Ese profesor tenía un hijo que daba clases de inglés. Si mal no recuerdo, cuando yo estaba en segundo él entró como suplente y después se quedó de forma permanente. Aunque de ninguno recuerdo su nombre, de ambos tengo buenos recuerdos: el padre fue el primer maestro que me llamó la atención cuando inicié mi etapa rebelde, ya en tercer grado. Cierto día me habló de los riesgos que corría al juntarme con X o Y compañero, y me dio a entender que yo no había nacido para ser estúpido: me dijo que era una persona de bien, de las que están para servir, o al menos no dañar, a la sociedad. Agradecí sus palabras, pero aún así seguí actuando como un estúpido otros tres años. Y su hijo jugaba basquetbol con nosotros. Brincaba mucho, lo cual se notaba más debido a su corta estatura. Era muy joven, creo que no tenía más de 25 años, porque estaba preparando su titulación.

No sé por qué olvidé sus nombres. Resulta un tanto incómodo porque recuerdo hasta los apellidos de unos cuantos docentes más que pasaron sin pena ni gloria por las aulas. No era malo enseñando en el taller, sabe si realmente fue velador antes de impartir clases. Al respecto hacíamos muchas bromas: equis o ye maestro eran cocineros o repartidores de agua antes de dar clases. Además asegurábamos que los intendentes darían clases dentro de unos cuantos años: unos de química, otros de español, según su lenguaje y trato que teníamos, porque con algunos nos llevábamos como si fueran un alumno más de la escuela.

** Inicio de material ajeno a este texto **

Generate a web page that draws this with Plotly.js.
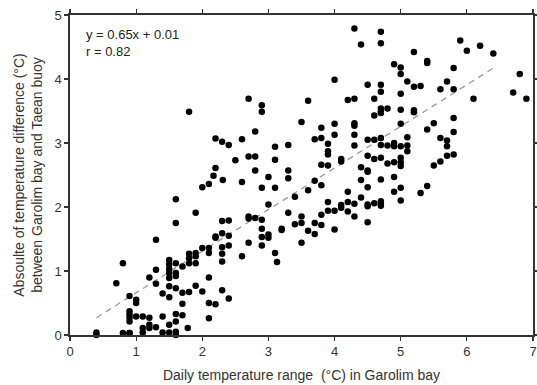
<!DOCTYPE html>
<html>
<head>
<meta charset="utf-8">
<script src="https://cdn.plot.ly/plotly-3.0.1.min.js"></script>
<style>html,body{margin:0;padding:0;background:#fff;}#chart{width:537px;height:385px;}</style>
</head>
<body>
<div id="chart"></div>
<script>
// Daily temperature range (°C) in Garolim bay
const xRange = [
0.4,0.4,0.7,0.8,0.8,
0.9,0.9,0.9,0.9,0.9,0.9,0.9,
1.0,1.0,1.0,
1.1,1.1,1.1,
1.2,1.2,1.2,1.2,
1.3,1.3,1.3,1.3,
1.4,1.4,1.4,
1.5,1.5,1.5,1.5,1.5,1.5,1.5,1.5,1.5,
1.6,1.6,1.6,1.6,1.6,1.6,1.6,1.6,1.6,1.6,
1.7,1.7,1.7,1.7,
1.8,1.8,1.8,1.8,1.8,1.78,
1.9,1.9,1.9,1.9,1.9,
2.0,2.0,2.0,
2.1,2.1,2.1,2.1,2.1,2.1,
2.2,2.2,2.17,2.2,2.2,2.2,
2.3,2.31,2.3,2.3,2.3,2.3,2.3,2.3,
2.4,2.4,2.4,2.4,2.4,
2.5,
2.6,2.6,2.6,
2.7,2.7,2.7,2.7,2.7,
2.8,2.8,2.8,2.8,
2.9,2.9,2.9,2.9,2.9,2.9,2.9,
3.0,3.0,3.0,3.0,
3.1,3.1,3.1,3.1,3.13,
3.2,3.2,
3.3,3.3,3.3,3.3,
3.4,3.4,
3.5,3.5,3.5,3.5,
3.6,3.6,3.6,
3.7,3.7,3.7,3.7,
3.8,3.8,3.8,3.8,3.8,3.8,
3.9,3.9,3.9,3.9,3.9,3.9,
4.0,4.0,4.0,4.0,4.0,
4.1,4.1,4.1,4.1,
4.2,4.2,4.2,4.2,
4.3,4.3,4.3,4.3,4.3,4.3,4.3,4.3,
4.4,4.4,4.4,4.4,
4.5,4.5,4.5,4.5,4.5,4.5,4.5,4.5,4.5,
4.6,4.6,4.6,4.6,4.6,
4.7,4.7,4.7,4.7,4.7,4.7,4.7,4.7,4.7,4.7,4.7,4.7,4.7,4.7,
4.8,4.8,4.8,
4.9,4.9,4.9,4.9,4.9,4.9,
5.0,5.0,5.0,5.0,5.0,5.0,5.0,5.0,5.0,5.0,5.0,
5.1,5.1,5.1,5.1,
5.2,5.2,5.2,5.2,
5.3,5.3,
5.4,5.4,5.4,5.4,
5.5,5.5,
5.6,5.6,5.6,
5.7,5.7,5.7,5.7,
5.8,5.8,5.8,5.8,5.8,
5.9,6.0,6.1,6.2,6.4,6.7,6.8,6.9
];
// Absolute temperature difference (°C) between Garolim bay and Taean buoy
const tempDiff = [
0.04,0.0,0.81,1.12,0.03,
0.61,0.37,0.32,0.27,0.21,0.03,0.03,
0.55,0.5,0.29,
0.29,0.11,0.04,
0.9,0.27,0.16,0.11,
1.49,1.02,0.8,0.12,
0.65,0.29,0.04,
1.17,1.1,1.03,0.97,0.89,0.76,0.59,0.16,0.04,
2.12,1.75,1.12,0.97,0.92,0.73,0.33,0.21,0.05,0.0,
1.07,0.66,0.49,0.31,
3.49,1.27,1.2,1.12,0.67,0.11,
1.91,1.28,1.23,1.12,0.77,
2.31,1.36,0.68,
2.36,1.36,1.28,0.9,0.5,0.26,
3.07,2.61,2.49,1.54,1.52,0.48,
3.02,2.42,1.78,1.59,1.37,1.27,1.15,0.7,
2.97,1.79,1.55,1.4,0.57,
2.73,
3.06,2.39,1.23,
3.69,2.79,1.85,1.82,1.44,
3.18,2.79,2.57,1.83,
3.59,3.49,2.3,1.8,1.66,1.53,1.4,
2.47,2.04,1.57,1.52,
2.94,2.74,2.3,1.28,1.14,
1.66,1.64,
2.97,2.57,2.45,1.91,
2.16,1.73,
3.33,1.85,1.75,1.44,
3.66,2.26,1.63,
3.06,2.41,1.75,1.58,
3.24,3.08,2.66,2.34,1.88,1.72,
2.99,2.87,2.82,2.65,2.08,1.94,
3.99,3.3,3.13,1.94,1.65,
2.75,2.71,2.03,1.99,
3.67,2.24,2.08,1.93,
4.79,3.69,3.31,3.27,3.13,2.96,2.05,1.85,
4.54,2.62,2.42,2.15,
3.91,3.05,2.8,2.57,2.55,2.31,2.04,2.01,1.76,
3.69,3.43,3.05,2.75,2.06,
4.74,4.56,3.91,3.8,3.54,3.49,3.47,3.08,2.97,2.77,2.43,2.09,2.05,2.02,
3.54,2.96,2.68,
4.23,3.0,2.95,2.7,2.47,2.24,
4.18,4.08,3.77,3.52,3.3,2.95,2.77,2.7,2.64,2.3,2.1,
3.96,3.09,2.96,2.87,
4.42,3.88,3.51,3.48,
3.89,2.22,
4.28,4.25,3.21,2.33,
3.31,2.65,
3.84,3.08,2.71,
3.96,3.04,2.95,2.8,
4.17,3.84,3.39,3.17,2.82,
4.6,4.44,3.69,4.52,4.4,3.79,4.08,3.69
];
// Regression line: y = 0.65x + 0.01, drawn over x = 0.4 .. 6.4
const fitX = [0.4, 6.4];
const fitSlope = 0.65;
const fitIntercept = 0.01;
const fitY = fitX.map(v => fitSlope * v + fitIntercept);

const xTicks = [0,1,2,3,4,5,6,7];
const yTicks = [0,1,2,3,4,5];

const axisCommon = {
  showgrid: false, zeroline: false,
  showline: true, linecolor: '#333', linewidth: 1.6,
  mirror: 'ticks', ticks: 'outside', ticklen: 4, tickwidth: 1.2, tickcolor: '#333',
  tickfont: {family: 'Liberation Sans, Arial, sans-serif', size: 13, color: '#333'}
};

const data = [
  {x: fitX, y: fitY, mode: 'lines', type: 'scatter',
   line: {color: '#999', width: 1.3, dash: '6px,5px'}, hoverinfo: 'skip'},
  {x: xRange, y: tempDiff, mode: 'markers', type: 'scatter',
   marker: {color: '#000', size: 6.5}, cliponaxis: false}
];

const layout = {
  width: 537, height: 385,
  margin: {l: 70, r: 4, t: 15, b: 50},
  paper_bgcolor: '#fff', plot_bgcolor: '#fff',
  showlegend: false,
  xaxis: Object.assign({}, axisCommon, {
    range: [0, 7], tickvals: xTicks, ticktext: xTicks.map(String),
    title: {text: 'Daily temperature range  (°C) in Garolim bay',
      font: {family: 'Liberation Sans, Arial, sans-serif', size: 14, color: '#333'}, standoff: 12}
  }),
  yaxis: Object.assign({}, axisCommon, {
    range: [0, 5], tickvals: yTicks, ticktext: yTicks.map(String),
    title: {text: 'Absoulte of temperature difference (°C)<br>between Garolim bay and Taean buoy',
      font: {family: 'Liberation Sans, Arial, sans-serif', size: 14, color: '#333'}, standoff: 8}
  }),
  annotations: [{
    xref: 'paper', yref: 'paper', x: 0.03, y: 0.97, xanchor: 'left', yanchor: 'top',
    align: 'left', showarrow: false,
    text: 'y = 0.65x + 0.01<br>r = 0.82',
    font: {family: 'Liberation Sans, Arial, sans-serif', size: 13, color: '#222'}
  }]
};

Plotly.newPlot('chart', data, layout, {displayModeBar: false, staticPlot: true});
</script>
</body>
</html>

Seguí leyendo Oliver Twist. Hoy duele confesar que me atrapó su cursilería que hoy tanto detesto: esos nefastos finales felices donde los villanos que no corrigen sus comportamientos deben morir, y los protagonistas, que siempre son buenos, viven felices para siempre. Como las telenovelas. Seguro Cuento de Navidad y Nicholas Nickebly han inspirado a papeles que interpretaron Thalía, Fernando Colunga, Eugenio Derbez y demás basura de actores televisivos. Poco después de aceptar que sus cuentos y novelas son lineales y predecibles, me decepcionó saber que Dickens fue un escritor bastante racista y falso.

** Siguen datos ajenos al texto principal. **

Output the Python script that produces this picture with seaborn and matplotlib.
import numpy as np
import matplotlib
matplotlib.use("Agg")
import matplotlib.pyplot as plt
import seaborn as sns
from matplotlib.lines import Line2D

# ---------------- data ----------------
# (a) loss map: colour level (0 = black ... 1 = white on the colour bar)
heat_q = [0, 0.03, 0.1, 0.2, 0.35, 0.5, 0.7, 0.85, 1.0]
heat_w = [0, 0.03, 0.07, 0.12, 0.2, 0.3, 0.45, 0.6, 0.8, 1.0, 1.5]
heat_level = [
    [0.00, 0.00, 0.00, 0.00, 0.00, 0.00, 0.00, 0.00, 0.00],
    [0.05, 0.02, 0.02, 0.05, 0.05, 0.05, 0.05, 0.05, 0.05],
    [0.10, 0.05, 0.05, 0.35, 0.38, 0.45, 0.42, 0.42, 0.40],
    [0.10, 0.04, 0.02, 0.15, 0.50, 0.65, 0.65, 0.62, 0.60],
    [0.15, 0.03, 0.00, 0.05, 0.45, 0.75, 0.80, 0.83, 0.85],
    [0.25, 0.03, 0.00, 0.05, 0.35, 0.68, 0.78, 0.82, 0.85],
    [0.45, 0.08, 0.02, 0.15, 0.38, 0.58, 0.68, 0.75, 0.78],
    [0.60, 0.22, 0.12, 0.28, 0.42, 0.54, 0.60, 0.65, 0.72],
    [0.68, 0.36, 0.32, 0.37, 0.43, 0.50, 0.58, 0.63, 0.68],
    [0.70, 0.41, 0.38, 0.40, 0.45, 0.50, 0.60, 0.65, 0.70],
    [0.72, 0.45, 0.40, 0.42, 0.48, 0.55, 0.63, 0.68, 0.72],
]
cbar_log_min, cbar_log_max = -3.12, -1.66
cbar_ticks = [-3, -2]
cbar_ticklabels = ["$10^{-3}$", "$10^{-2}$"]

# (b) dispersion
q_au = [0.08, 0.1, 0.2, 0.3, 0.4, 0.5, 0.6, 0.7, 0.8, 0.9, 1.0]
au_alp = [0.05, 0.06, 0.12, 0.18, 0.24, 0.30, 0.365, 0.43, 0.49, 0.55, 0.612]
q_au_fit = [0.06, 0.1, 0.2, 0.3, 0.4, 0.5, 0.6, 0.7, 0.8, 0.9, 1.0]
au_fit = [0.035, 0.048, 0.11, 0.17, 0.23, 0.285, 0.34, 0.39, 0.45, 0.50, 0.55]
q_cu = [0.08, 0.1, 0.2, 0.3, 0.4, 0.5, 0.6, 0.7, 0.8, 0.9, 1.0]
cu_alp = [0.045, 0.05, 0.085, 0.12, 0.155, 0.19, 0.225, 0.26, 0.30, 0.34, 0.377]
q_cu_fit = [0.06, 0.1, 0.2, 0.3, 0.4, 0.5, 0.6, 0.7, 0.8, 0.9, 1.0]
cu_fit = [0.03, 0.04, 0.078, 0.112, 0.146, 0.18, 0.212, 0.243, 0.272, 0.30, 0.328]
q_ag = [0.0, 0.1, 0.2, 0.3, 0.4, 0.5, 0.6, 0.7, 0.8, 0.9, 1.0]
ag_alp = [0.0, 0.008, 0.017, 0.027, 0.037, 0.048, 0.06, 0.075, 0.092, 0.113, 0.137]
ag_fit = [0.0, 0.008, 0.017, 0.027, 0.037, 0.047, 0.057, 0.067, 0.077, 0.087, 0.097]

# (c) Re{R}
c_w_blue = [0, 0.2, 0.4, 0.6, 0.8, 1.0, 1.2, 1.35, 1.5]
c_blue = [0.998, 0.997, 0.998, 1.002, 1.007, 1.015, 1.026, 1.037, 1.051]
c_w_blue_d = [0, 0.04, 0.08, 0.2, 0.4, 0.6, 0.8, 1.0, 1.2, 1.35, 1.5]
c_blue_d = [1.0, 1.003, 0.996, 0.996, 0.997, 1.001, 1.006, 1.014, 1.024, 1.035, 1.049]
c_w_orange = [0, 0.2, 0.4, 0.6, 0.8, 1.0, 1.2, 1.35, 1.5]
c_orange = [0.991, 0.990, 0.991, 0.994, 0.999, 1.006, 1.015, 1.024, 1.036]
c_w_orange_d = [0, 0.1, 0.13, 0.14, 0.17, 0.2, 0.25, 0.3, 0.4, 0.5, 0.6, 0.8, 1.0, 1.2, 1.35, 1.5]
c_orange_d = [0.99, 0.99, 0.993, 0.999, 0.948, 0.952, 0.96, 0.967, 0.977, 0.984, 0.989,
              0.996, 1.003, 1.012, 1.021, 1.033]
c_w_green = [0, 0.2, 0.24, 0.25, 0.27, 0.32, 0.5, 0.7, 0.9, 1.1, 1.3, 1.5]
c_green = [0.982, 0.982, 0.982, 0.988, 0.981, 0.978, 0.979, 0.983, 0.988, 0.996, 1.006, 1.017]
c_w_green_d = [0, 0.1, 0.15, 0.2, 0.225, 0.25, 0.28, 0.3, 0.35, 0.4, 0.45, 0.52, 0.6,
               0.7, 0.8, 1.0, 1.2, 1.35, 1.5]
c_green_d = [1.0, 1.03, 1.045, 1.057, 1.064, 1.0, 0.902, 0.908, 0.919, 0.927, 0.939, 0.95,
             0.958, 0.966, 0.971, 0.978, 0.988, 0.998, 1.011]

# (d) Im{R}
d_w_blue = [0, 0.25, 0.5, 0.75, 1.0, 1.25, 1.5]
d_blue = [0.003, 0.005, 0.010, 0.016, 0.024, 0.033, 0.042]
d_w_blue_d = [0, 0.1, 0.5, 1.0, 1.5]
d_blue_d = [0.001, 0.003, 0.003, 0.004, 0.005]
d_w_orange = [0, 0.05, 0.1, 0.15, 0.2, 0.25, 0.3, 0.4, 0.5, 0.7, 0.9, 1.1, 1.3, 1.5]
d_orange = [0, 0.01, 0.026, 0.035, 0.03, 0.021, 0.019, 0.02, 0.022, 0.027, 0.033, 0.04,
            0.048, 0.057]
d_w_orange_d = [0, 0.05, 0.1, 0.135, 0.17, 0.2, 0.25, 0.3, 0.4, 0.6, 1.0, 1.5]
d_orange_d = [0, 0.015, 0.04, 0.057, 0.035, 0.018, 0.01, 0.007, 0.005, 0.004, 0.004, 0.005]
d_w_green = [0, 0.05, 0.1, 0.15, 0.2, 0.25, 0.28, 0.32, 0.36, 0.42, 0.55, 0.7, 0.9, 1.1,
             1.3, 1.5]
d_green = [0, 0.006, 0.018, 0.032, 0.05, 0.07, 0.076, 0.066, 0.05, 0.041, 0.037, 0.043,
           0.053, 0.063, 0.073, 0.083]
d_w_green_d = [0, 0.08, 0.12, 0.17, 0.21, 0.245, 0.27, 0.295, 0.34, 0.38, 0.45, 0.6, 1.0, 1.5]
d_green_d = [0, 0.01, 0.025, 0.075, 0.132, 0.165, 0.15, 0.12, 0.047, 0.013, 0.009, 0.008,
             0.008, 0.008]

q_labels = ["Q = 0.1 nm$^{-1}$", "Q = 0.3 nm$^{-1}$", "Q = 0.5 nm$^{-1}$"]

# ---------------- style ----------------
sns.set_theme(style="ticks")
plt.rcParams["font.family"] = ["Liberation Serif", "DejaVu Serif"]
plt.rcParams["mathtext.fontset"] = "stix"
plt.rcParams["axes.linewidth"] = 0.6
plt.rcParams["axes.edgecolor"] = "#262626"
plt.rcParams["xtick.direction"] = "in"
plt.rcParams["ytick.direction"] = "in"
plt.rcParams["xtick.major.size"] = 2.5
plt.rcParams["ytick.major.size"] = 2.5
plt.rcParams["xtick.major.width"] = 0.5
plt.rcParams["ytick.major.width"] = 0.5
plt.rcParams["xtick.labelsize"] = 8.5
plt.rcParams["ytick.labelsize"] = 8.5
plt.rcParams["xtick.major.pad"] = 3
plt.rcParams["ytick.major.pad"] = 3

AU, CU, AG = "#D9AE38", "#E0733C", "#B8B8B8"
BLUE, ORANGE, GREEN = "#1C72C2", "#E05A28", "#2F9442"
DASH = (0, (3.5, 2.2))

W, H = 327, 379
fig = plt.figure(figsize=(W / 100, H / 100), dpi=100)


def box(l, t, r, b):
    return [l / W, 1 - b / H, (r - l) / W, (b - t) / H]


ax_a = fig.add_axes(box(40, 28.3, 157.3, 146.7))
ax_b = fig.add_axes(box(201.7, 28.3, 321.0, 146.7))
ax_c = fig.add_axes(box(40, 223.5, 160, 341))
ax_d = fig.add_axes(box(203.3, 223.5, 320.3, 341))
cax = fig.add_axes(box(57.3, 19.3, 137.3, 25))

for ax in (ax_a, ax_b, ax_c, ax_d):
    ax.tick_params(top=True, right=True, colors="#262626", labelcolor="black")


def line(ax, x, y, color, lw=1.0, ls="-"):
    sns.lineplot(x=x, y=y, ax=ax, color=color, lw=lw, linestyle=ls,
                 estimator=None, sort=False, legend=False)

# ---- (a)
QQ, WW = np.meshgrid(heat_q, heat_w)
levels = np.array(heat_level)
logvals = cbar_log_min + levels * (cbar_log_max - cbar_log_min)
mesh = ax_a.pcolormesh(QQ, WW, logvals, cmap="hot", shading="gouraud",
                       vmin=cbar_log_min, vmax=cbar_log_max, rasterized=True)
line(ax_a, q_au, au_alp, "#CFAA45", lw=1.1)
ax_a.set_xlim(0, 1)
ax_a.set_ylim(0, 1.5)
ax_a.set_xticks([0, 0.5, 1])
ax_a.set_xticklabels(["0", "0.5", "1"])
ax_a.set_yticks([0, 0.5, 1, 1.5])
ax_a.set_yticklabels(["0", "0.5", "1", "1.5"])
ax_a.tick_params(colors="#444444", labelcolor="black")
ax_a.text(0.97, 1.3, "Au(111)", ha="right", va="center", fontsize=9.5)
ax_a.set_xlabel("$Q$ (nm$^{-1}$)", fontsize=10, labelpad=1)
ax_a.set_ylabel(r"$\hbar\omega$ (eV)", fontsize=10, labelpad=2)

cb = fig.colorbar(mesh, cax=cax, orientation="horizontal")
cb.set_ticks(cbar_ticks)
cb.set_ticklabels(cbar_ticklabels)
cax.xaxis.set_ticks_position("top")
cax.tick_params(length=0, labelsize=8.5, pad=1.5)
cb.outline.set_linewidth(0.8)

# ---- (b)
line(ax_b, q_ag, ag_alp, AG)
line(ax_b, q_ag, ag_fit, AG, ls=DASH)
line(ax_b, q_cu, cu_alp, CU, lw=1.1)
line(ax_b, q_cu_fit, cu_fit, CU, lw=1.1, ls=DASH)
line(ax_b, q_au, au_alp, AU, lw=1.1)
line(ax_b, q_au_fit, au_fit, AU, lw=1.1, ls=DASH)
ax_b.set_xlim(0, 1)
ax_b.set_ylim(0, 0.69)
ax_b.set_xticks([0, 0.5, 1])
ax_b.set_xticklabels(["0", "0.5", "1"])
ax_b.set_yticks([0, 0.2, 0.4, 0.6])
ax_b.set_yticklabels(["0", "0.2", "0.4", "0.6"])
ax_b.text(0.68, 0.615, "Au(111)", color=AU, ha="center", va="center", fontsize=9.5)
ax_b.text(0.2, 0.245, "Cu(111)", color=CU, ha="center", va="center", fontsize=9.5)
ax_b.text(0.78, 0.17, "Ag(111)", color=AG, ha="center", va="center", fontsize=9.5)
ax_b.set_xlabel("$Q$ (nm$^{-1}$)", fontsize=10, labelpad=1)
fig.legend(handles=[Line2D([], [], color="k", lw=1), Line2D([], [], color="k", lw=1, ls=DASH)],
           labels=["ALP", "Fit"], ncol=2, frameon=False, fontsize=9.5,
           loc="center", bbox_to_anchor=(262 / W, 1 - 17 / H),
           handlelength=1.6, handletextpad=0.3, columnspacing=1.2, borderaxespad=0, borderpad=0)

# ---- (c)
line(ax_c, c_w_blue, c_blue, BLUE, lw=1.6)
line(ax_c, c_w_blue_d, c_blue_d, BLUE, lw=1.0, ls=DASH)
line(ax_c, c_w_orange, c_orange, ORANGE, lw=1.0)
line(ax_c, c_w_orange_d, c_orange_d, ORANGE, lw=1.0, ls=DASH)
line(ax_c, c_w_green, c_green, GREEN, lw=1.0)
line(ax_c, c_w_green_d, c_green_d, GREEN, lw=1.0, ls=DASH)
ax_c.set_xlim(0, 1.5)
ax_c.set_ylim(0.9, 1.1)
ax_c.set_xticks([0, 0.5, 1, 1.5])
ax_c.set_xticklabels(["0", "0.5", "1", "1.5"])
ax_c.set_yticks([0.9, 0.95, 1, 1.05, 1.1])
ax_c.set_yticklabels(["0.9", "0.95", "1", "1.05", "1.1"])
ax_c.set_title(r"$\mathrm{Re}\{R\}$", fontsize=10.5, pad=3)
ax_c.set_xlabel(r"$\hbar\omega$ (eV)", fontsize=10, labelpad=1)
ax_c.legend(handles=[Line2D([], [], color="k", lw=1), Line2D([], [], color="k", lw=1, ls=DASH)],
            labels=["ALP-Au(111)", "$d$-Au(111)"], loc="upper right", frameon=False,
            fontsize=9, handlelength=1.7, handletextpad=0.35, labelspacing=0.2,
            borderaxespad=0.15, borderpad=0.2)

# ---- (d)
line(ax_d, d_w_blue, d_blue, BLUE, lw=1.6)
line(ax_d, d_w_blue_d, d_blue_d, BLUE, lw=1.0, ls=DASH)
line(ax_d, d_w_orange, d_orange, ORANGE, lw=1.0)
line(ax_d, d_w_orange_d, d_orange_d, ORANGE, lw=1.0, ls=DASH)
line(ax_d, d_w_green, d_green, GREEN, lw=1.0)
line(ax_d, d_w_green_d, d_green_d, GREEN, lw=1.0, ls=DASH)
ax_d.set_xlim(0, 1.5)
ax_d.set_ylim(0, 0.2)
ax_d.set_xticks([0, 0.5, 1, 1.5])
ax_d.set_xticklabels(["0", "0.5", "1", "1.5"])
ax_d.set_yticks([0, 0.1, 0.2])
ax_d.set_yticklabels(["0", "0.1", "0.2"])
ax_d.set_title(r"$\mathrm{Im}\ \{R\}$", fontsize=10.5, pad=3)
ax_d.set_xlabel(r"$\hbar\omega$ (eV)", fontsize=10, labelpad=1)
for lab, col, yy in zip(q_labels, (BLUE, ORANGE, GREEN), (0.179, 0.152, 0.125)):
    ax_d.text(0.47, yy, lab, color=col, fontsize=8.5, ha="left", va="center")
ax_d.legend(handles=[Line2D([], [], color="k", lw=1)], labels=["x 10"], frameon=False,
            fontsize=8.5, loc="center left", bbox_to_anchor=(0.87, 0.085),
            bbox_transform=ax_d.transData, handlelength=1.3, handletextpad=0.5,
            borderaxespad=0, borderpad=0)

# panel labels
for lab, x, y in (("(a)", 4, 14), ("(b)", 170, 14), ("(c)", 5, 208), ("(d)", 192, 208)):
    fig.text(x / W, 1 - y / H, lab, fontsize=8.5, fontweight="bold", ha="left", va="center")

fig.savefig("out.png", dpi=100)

Durante este otoño del 2018, por fin vi la última parte de El Padrino, esa mítica trilogía que, para muchos, solamente debieron realizarse dos entregas. Ya estoy en la tercer década de la vida y la nostalgia no nada más me hace suspirar: me exprime el corazón y me impulsa a proponerme metas que aún puedo realizar. En esta película se plasma a un Michael Corleone cansado, enfermo y afligido, enajenado con su hija Mary y arrepentido por haber asesinado a su hermano Fredo; sincero y expresivo, capaz de compartir el secreto de su primera esposa, por quien en las primeras películas jamás mostró sentimiento alguno tras su fallecimiento. Prolonga esa melancolía que apareció al final de la segunda parte, cuando recuerda una reunión con sus hermanos para celebrar el cumpleaños de su padre: ahí se ilustra con un solo acto la personalidad de cada uno de sus familiares.

                                            La escena más triste de El Padrino III

La número tres me pareció una película entretenida, muy lejos de las obras maestras que le antecedieron. Lo que más rescato es la expresión del gran Al Pacino cuando muere su hija. Y lo que sigue es una escena del heredero de Vito Corleone, totalmente anciano, que emplea sus últimos suspiros en recordar a Mary. Después muere, aislado de toda la riqueza que lo rodeó, sin estar junto a sus seres queridos.

Nostalgia también es saber perdonar, reconocer nuestros errores y regalarnos un poco de ternura que talvez nunca nadie nos regale. Hoy ya no me avergüenza decir que fui muy fan de Blink 182: que, a ese trío de chavorrucos de San Diego los veneré más que a los hermanos Gallagher; tampoco que, en sexto de primaria, gasté casi todo mi dinero en mirindas para completar el álbum de Pokemon, serie animada que un par de años después detesté demasiado.


No me cansaré de decir que quiero morir joven. Debe ser horrible estar lleno de recuerdos en un cuerpo cansado, que no reacciona como quisiera, y sin las personas que más quieres no sólo alejados de ti, sino que ya no estén en este mundo. Espero no llegar a las seis décadas y recordar con nostalgia cuando decía que no quería llegar a viejo.

Respecto a los libros, tengo dos pequeños libreros, con un par de obras de Dickens (Oliver Twist lo presté en 2006 y jamás me lo regresaron). Me quedan por leer como 15 ejemplares y ahora quiero volver a hojear todos aquellos que adornan mi cuarto y que invertí como siete años en coleccionar. A ver si alcanza la vida, y a ver cuántas nostalgias aparecen o renacen.